The New Network Plan

The television network will have to undergo an extreme makeover to survive the information revolution. First, it must forgo static programming. Second, it must trim the fat from its output. Third, it must liquidate and re-commission its assets. Fourth, it must welcome creative fans. Fifth, it must reward evangelism.

By "static programming" I mean the current method of scheduled airings. Before any other steps can be seriously undertaken, a network must dedicate its release of new content to on-demand outlets, especially such web outlets as Hulu and/or the network's own site. This does not exclude the possibility of static programming outlets in the future, but treating on-demand as primary will free the network to perform the second (though far more important) requirement.

Liberated from the necessity to fill a 168 hour schedule, the network can eliminate from its lineup less beneficial shows. In my mind, there are two ways to define the benefits of media content: benefit to the fans and benefit to the network. Whether they realize it or not, fans expect brain food from the media—wiser media benefits the culture of society, equipping it to solve its own problems. Being a business, the network itself craves capital to re-invest, increase value of shares, and pay employees. It also craves recognition and a loyal fanbase—especially one that will hold it accountable to improve.

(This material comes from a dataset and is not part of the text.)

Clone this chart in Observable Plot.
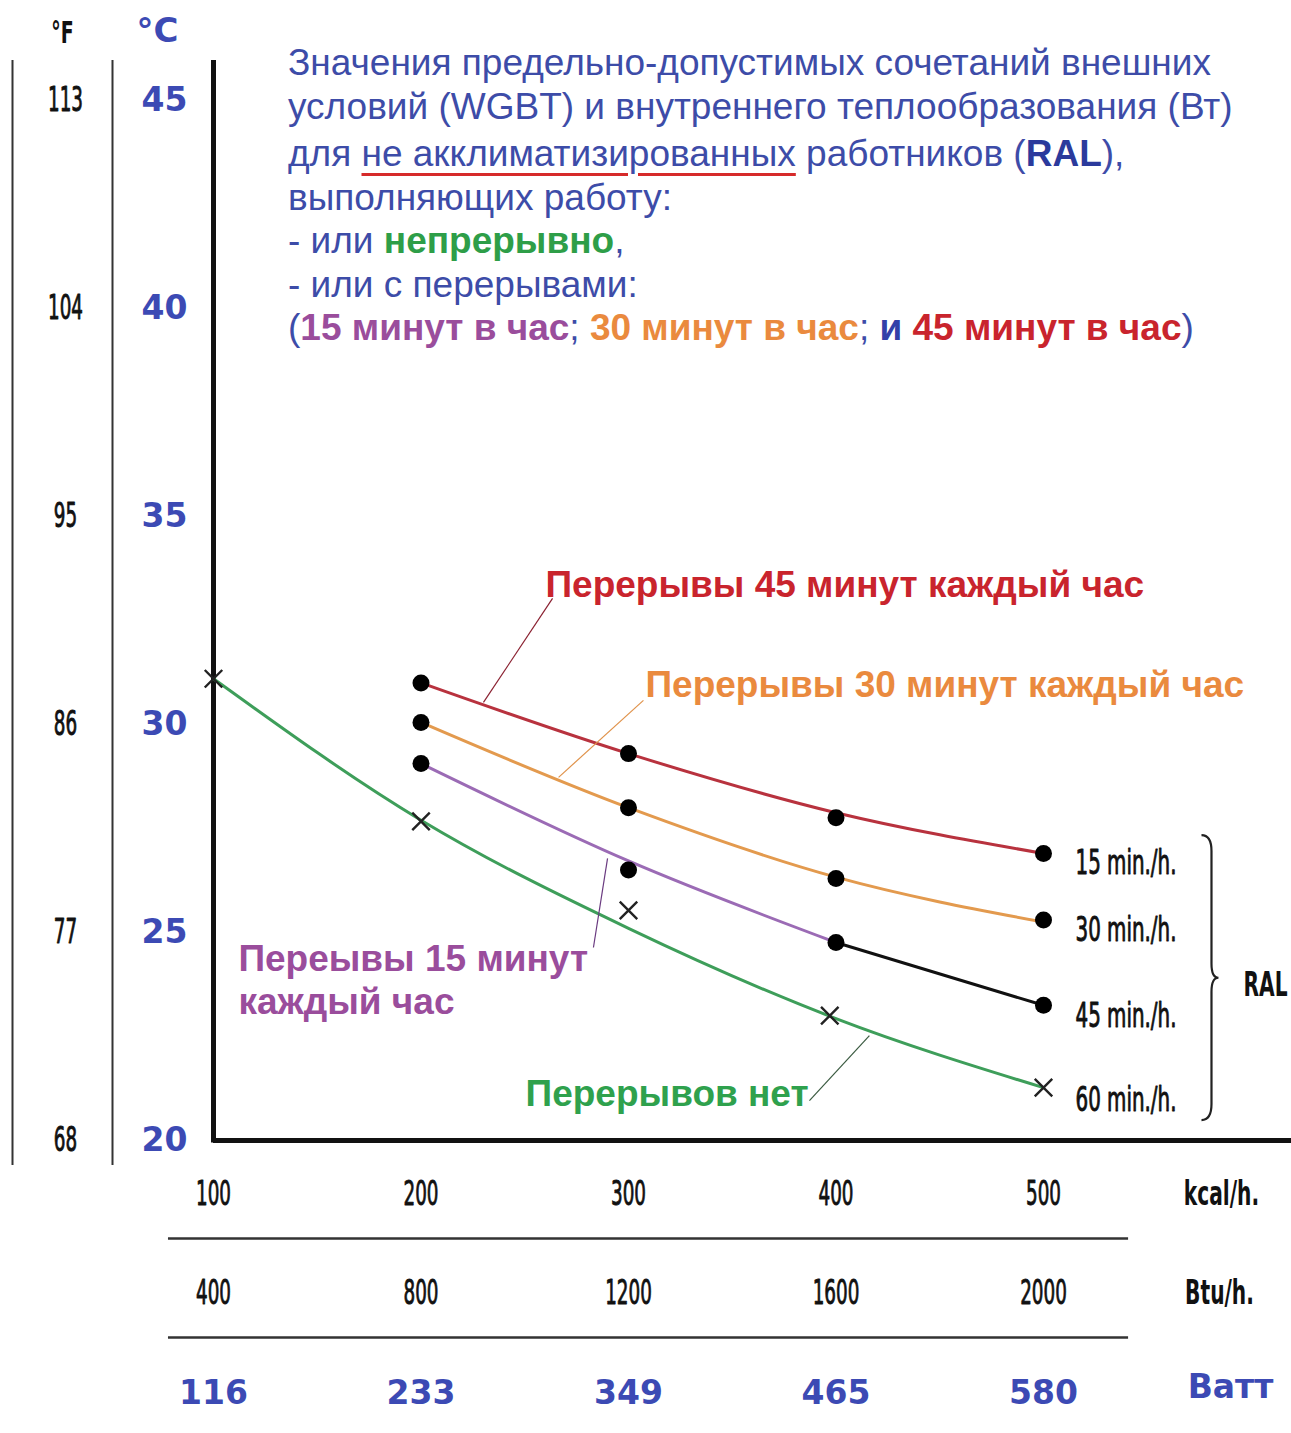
<!DOCTYPE html>
<html><head><meta charset="utf-8">
<script src="https://cdn.jsdelivr.net/npm/d3@7"></script>
<script src="https://cdn.jsdelivr.net/npm/@observablehq/plot@0.6"></script>
<style>
body{margin:0;background:#fff}
#wrap{position:relative;width:1291px;height:1433px;overflow:hidden;background:#fff}
#title{position:absolute;left:288px;top:41px;font-family:"Liberation Sans",Arial,sans-serif;font-size:37px;line-height:43.5px;color:#3d4ca8;white-space:nowrap}
#title b{font-weight:bold}
.ul{text-decoration:underline;text-decoration-color:#d62a2a;text-decoration-thickness:3px;text-underline-offset:7px}
</style></head>
<body><div id="wrap"><div id="chart"></div>
<div id="title">
<div>Значения предельно-допустимых сочетаний внешних</div>
<div>условий (WGBT) и внутреннего теплообразования (Вт)</div>
<div style="margin-top:4px">для <span class="ul">не акклиматизированных</span> работников (<b style="color:#2b3a9c">RAL</b>),</div>
<div>выполняющих работу:</div>
<div>- или <b style="color:#2e9e48">непрерывно</b>,</div>
<div>- или с перерывами:</div>
<div>(<b style="color:#9a4d9c">15 минут в час</b>; <b style="color:#ea8a3e">30 минут в час</b>; <b style="color:#3340a8">и</b> <b style="color:#c9242d">45 минут в час</b>)</div>
</div>
</div>
<script>
// ---- axis ticks ----
const celsiusTicks = [20, 25, 30, 35, 40, 45];
const fahrenheitLabels = ["68", "77", "86", "95", "104", "113"];
const kcalTicks = [100, 200, 300, 400, 500];
const btuLabels = ["400", "800", "1200", "1600", "2000"];
const wattLabels = ["116", "233", "349", "465", "580"];

// ---- series ----
const breakKcal = [200, 300, 400, 500];
const break45Curve = [31.0, 29.3, 27.88, 26.9];
const break45Dots = [31.0, 29.3, 27.76, 26.9];
const break30Curve = [30.05, 28.0, 26.33, 25.25];
const break30Dots = [30.05, 28.0, 26.3, 25.3];
const break15CurveKcal = [200, 300, 400];
const break15Curve = [29.06, 26.72, 24.76];
const break15TailKcal = [400, 500];
const break15Tail = [24.76, 23.25];
const break15Dots = [29.06, 26.5, 24.76, 23.25];
const noBreakKcal = [100, 200, 300, 400, 500];
const noBreakCurve = [31.1, 27.7, 25.1, 22.93, 21.27];
const noBreakMarkKcal = [100, 200, 300, 397, 500];
const noBreakMarks = [31.1, 27.67, 25.53, 23.0, 21.27];

// ---- annotations ----
const curveLabels = ["Перерывы 45 минут каждый час", "Перерывы 30 минут каждый час", "Переывы 15 минут\nкаждый час", "Перерывов нет"];
const curveLabelKcal = [260, 308.2, 112, 250.4];
const curveLabelTemp = [33.39, 30.99, 23.88, 21.15];
const curveLabelColors = ["#c9242d", "#ea8a3e", "#9a4d9c", "#2fa14d"];
const leaderKcal1 = [263.4, 307.2, 289.9, 387.2];
const leaderTemp1 = [33.03, 30.58, 26.78, 20.96];
const leaderKcal2 = [230.1, 266.3, 283.1, 416.1];
const leaderTemp2 = [30.53, 28.73, 24.64, 22.52];
const leaderColors = ["#8a2030", "#e0924a", "#6a3a80", "#3a5a40"];
const ralLabels = ["15 min./h.", "30 min./h.", "45 min./h.", "60 min./h."];
const ralLabelTemp = [26.68, 25.05, 23.0, 20.96];

const cond = "'DejaVu Sans Condensed','DejaVu Sans',sans-serif";
const wide = "'DejaVu Sans',sans-serif";
const idx = (a) => a.map((_, i) => i);
const mid = {textAnchor: "middle", lineAnchor: "middle"};
const squeeze = (s) => () => "sq" + s;   // tag for horizontal condensing
const condReg = {fontFamily: cond, fontSize: 34, fill: "#111", stroke: "#111", strokeWidth: 0.9};

const plot = Plot.plot({
  width: 1291, height: 1433,
  marginLeft: 213, marginRight: 248, marginTop: 100, marginBottom: 293,
  x: {domain: [100, 500], axis: null},
  y: {domain: [20, 45], axis: null},
  color: {type: "identity"},
  style: {background: "white", overflow: "visible"},
  marks: [
    // left scale separators
    Plot.ruleX([100], {dx: -201, y1: 45.96, y2: 19.4, stroke: "#333", strokeWidth: 2}),
    Plot.ruleX([100], {dx: -101, y1: 45.96, y2: 19.4, stroke: "#333", strokeWidth: 2}),
    // main axes
    Plot.ruleX([100], {y1: 19.94, y2: 45.96, stroke: "#111", strokeWidth: 5}),
    Plot.ruleY([20], {x1: 100, x2: 620, stroke: "#111", strokeWidth: 5}),
    // bottom row separators
    Plot.ruleY([20], {dy: 98, x1: 78.3, x2: 541, stroke: "#333", strokeWidth: 2.5}),
    Plot.ruleY([20], {dy: 197, x1: 78.3, x2: 541, stroke: "#333", strokeWidth: 2.5}),
    // headers
    Plot.text(["°F"], {...mid, frameAnchor: "top-left", dx: -151, dy: -67, fontFamily: cond, fontWeight: "bold", fontSize: 30, fill: "#111", ariaLabel: squeeze(0.7)}),
    Plot.text(["°C"], {...mid, frameAnchor: "top-left", dx: -56, dy: -69, fontFamily: wide, fontWeight: "bold", fontSize: 34, fill: "#3c4ab4"}),
    // left tick labels
    Plot.text(fahrenheitLabels, {...mid, ...condReg, y: celsiusTicks, frameAnchor: "left", dx: -148, ariaLabel: squeeze(0.6)}),
    Plot.text(celsiusTicks, {...mid, y: celsiusTicks, frameAnchor: "left", dx: -49, fontFamily: wide, fontWeight: "bold", fontSize: 33, fill: "#3c4ab4"}),
    // bottom tick labels
    Plot.text(kcalTicks, {...mid, ...condReg, x: kcalTicks, frameAnchor: "bottom", dy: 54, ariaLabel: squeeze(0.6)}),
    Plot.text(btuLabels, {...mid, ...condReg, x: kcalTicks, frameAnchor: "bottom", dy: 153, ariaLabel: squeeze(0.6)}),
    Plot.text(wattLabels, {...mid, x: kcalTicks, frameAnchor: "bottom", dy: 253, fontFamily: wide, fontWeight: "bold", fontSize: 33, fill: "#3c4ab4"}),
    Plot.text(["kcal/h."], {...mid, frameAnchor: "bottom-right", dx: 178, dy: 54, fontFamily: cond, fontWeight: "bold", fontSize: 33, fill: "#111", ariaLabel: squeeze(0.68)}),
    Plot.text(["Btu/h."], {...mid, frameAnchor: "bottom-right", dx: 176, dy: 153, fontFamily: cond, fontWeight: "bold", fontSize: 33, fill: "#111", ariaLabel: squeeze(0.68)}),
    Plot.text(["Ватт"], {...mid, frameAnchor: "bottom-right", dx: 187, dy: 247, fontFamily: wide, fontWeight: "bold", fontSize: 33, fill: "#3c4ab4"}),
    // curves
    Plot.line(noBreakKcal, {x: noBreakKcal, y: noBreakCurve, curve: "monotone-x", stroke: "#3e9e5a", strokeWidth: 3}),
    Plot.line(breakKcal, {x: breakKcal, y: break45Curve, curve: "monotone-x", stroke: "#b8323e", strokeWidth: 3}),
    Plot.line(breakKcal, {x: breakKcal, y: break30Curve, curve: "monotone-x", stroke: "#e39a4e", strokeWidth: 3}),
    Plot.line(break15CurveKcal, {x: break15CurveKcal, y: break15Curve, curve: "monotone-x", stroke: "#9b6bb5", strokeWidth: 3}),
    Plot.line(break15TailKcal, {x: break15TailKcal, y: break15Tail, stroke: "#111", strokeWidth: 3}),
    // leaders
    Plot.link(idx(leaderKcal1), {x1: leaderKcal1, y1: leaderTemp1, x2: leaderKcal2, y2: leaderTemp2, stroke: leaderColors, strokeWidth: 1.2}),
    // points
    Plot.dot(breakKcal, {x: breakKcal, y: break45Dots, r: 8.5, fill: "#000"}),
    Plot.dot(breakKcal, {x: breakKcal, y: break30Dots, r: 8.5, fill: "#000"}),
    Plot.dot(breakKcal, {x: breakKcal, y: break15Dots, r: 8.5, fill: "#000"}),
    Plot.dot(noBreakMarkKcal, {x: noBreakMarkKcal, y: noBreakMarks, symbol: "times", r: 8, stroke: "#222", strokeWidth: 2.4}),
    // curve labels
    Plot.text(curveLabels, {x: curveLabelKcal, y: curveLabelTemp, textAnchor: "start", lineAnchor: "middle", fontFamily: "'Liberation Sans',Arial,sans-serif", fontWeight: "bold", fontSize: 37, lineHeight: 1.16, fill: curveLabelColors}),
    // RAL labels
    Plot.text(ralLabels, {...condReg, y: ralLabelTemp, frameAnchor: "right", dx: 32, textAnchor: "start", lineAnchor: "middle", ariaLabel: squeeze(0.65)}),
    Plot.text(["RAL"], {y: [23.73], frameAnchor: "right", dx: 200, textAnchor: "start", lineAnchor: "middle", fontFamily: cond, fontWeight: "bold", fontSize: 33, fill: "#111", ariaLabel: squeeze(0.68)})
  ]
});

document.getElementById("chart").appendChild(plot);

const svg = d3.select(plot);
// horizontally condense the narrow-font texts (reference uses a condensed face)
svg.selectAll("text").each(function() {
  const tag = this.getAttribute("aria-label") || "";
  if (!tag.startsWith("sq")) return;
  const s = +tag.slice(2);
  const t = this.getAttribute("transform") || "";
  this.setAttribute("transform", `${t} scale(${s},1)`);
});

// brace decoration
const X = plot.scale("x"), Y = plot.scale("y");
const bx = X.apply(581.2), by0 = Y.apply(27.33), by1 = Y.apply(20.48), bm = Y.apply(23.9);
svg.append("path")
  .attr("d", `M${bx-10},${by0} Q${bx},${by0} ${bx},${by0+16} L${bx},${bm-14} Q${bx},${bm} ${bx+7},${bm} Q${bx},${bm} ${bx},${bm+14} L${bx},${by1-16} Q${bx},${by1} ${bx-10},${by1}`)
  .attr("fill", "none").attr("stroke", "#222").attr("stroke-width", 2.2);
</script>
</body></html>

Shows that do not satisfy these requirements can be sold to another network, sold to another channel owned by the same network, or liquidated entirely. This action will free up assets and capital, both human and material. The resulting resource pool can be drawn upon by creators to subsidize the large up-front effort needed to weave deep, resonating stories.

Only with this depth will the higher aims of culture, loyalty, and evangelism be attained. And only by an unparalleled level of fan-creator interaction and feedback will this resonating depth be created in the first place. Once the groundwork and story introduction are created, the search for truth must be outsourced to the fans. Fans who demonstrate to the creators a profound understanding of the story's heart and soul would be invited to operate as independent consultants. Their job would be to accumulate and filter new ideas through direct interactions with fans and critics.

Finally, to achieve this level of attention to a given story in the first place, the network must reward evangelism. While a dramatic term, perhaps, "evangelism" in marketing is very similar to its humble form in religion. A new follower is inspired by the benefits of the story to such a degree that he desires to share the experience with others. This is the greatest reason to create wise media, but its effects are not everlasting. By the time the evangelist naturally loses his initial excitement, rewards resulting from his work at sharing should begin to arrive.